▸ WHAT TO DO
Retype only what runs from the first line of the listing to the line holding "from bokeh.resources import INLINE", both included. Do not retype the pictures.

▸ SOURCE DATA

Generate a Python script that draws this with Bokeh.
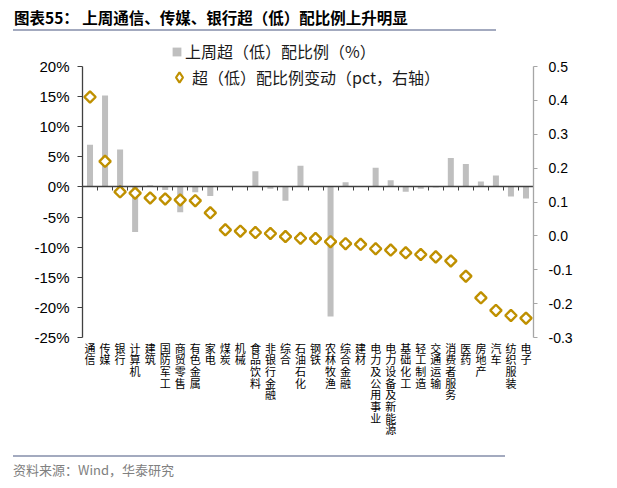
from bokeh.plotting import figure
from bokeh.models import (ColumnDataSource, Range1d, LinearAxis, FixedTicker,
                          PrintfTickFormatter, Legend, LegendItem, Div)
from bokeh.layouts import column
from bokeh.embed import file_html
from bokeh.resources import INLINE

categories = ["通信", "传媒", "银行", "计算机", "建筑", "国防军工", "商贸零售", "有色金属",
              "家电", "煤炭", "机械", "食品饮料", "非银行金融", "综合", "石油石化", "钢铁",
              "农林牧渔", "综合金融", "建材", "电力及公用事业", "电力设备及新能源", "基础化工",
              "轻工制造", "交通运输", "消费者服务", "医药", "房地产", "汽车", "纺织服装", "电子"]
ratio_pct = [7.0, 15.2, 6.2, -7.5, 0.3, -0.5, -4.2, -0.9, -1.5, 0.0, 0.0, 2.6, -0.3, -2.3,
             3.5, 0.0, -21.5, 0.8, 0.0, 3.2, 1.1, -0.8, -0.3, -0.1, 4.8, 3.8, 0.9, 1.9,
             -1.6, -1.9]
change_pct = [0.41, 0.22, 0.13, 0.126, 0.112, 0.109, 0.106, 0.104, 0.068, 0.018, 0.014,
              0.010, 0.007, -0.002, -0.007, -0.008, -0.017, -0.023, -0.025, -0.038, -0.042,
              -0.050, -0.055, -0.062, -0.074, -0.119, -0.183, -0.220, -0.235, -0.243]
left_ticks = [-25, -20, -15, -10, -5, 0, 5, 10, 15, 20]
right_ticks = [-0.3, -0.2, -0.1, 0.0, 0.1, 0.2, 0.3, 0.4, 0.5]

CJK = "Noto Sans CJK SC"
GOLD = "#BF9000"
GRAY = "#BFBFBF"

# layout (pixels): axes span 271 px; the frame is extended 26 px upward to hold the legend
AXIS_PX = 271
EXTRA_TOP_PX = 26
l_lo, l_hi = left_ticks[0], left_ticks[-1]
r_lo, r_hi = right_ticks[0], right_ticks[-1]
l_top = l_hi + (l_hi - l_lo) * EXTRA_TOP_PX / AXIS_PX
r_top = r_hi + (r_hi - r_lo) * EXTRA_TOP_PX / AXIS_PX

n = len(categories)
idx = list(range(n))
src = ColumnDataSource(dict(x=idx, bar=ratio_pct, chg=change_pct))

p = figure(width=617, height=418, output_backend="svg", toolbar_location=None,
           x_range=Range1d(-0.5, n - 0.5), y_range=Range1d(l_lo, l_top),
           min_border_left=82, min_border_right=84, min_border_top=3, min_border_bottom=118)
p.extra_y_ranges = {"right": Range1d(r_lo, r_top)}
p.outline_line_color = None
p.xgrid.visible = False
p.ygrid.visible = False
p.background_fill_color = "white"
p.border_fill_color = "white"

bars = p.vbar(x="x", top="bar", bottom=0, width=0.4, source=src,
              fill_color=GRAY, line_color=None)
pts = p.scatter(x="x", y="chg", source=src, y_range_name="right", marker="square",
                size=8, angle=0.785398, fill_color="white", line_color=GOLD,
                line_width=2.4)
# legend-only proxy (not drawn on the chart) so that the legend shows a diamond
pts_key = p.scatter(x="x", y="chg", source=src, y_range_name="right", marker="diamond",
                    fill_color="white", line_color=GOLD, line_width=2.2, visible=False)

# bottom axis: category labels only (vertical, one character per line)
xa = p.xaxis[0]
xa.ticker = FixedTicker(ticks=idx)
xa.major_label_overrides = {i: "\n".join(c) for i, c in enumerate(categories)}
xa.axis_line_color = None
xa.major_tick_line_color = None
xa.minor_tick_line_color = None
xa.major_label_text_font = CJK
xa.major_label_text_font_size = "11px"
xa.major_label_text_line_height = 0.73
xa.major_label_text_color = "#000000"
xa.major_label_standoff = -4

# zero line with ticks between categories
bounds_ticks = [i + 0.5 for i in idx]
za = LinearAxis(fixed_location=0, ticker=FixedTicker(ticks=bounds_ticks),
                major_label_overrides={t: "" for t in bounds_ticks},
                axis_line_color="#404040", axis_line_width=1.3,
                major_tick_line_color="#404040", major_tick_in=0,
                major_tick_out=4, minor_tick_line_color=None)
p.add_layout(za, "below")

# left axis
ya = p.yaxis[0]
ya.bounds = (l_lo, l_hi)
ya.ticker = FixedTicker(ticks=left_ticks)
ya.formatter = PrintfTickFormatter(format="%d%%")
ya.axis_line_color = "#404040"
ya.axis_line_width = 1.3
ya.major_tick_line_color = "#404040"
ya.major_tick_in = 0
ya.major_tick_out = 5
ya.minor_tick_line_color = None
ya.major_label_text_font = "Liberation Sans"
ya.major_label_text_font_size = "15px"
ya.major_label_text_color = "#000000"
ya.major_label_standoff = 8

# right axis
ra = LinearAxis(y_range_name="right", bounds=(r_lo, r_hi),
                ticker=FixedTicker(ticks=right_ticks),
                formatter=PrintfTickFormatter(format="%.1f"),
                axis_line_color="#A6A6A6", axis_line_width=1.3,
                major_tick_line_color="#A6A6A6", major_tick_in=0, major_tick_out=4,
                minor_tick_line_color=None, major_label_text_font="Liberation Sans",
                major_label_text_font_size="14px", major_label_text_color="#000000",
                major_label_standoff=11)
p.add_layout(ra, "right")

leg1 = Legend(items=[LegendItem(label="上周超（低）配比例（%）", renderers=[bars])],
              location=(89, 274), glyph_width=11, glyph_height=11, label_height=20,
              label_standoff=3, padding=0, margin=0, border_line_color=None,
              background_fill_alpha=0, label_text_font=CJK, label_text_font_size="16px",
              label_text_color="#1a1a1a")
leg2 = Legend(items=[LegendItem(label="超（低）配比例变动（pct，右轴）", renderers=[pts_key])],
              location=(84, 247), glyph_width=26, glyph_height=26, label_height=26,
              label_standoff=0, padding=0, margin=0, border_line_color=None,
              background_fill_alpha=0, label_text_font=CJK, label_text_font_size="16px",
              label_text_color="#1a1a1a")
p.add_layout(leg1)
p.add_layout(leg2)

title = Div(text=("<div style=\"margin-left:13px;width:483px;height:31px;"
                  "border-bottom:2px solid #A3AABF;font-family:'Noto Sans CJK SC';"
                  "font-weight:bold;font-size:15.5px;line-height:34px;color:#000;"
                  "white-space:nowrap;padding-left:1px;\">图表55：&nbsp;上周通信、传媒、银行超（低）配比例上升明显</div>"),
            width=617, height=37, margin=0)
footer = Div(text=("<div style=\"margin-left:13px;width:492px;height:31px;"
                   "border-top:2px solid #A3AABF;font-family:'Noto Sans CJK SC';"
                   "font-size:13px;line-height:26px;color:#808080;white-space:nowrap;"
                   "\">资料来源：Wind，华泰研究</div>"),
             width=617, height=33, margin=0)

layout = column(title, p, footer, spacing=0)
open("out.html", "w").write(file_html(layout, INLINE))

▸ FINISHED TASK
Generate a Python script that draws this with Bokeh.
from bokeh.plotting import figure
from bokeh.models import (ColumnDataSource, Range1d, LinearAxis, FixedTicker,
                          PrintfTickFormatter, Legend, LegendItem, Div)
from bokeh.layouts import column
from bokeh.embed import file_html
from bokeh.resources import INLINE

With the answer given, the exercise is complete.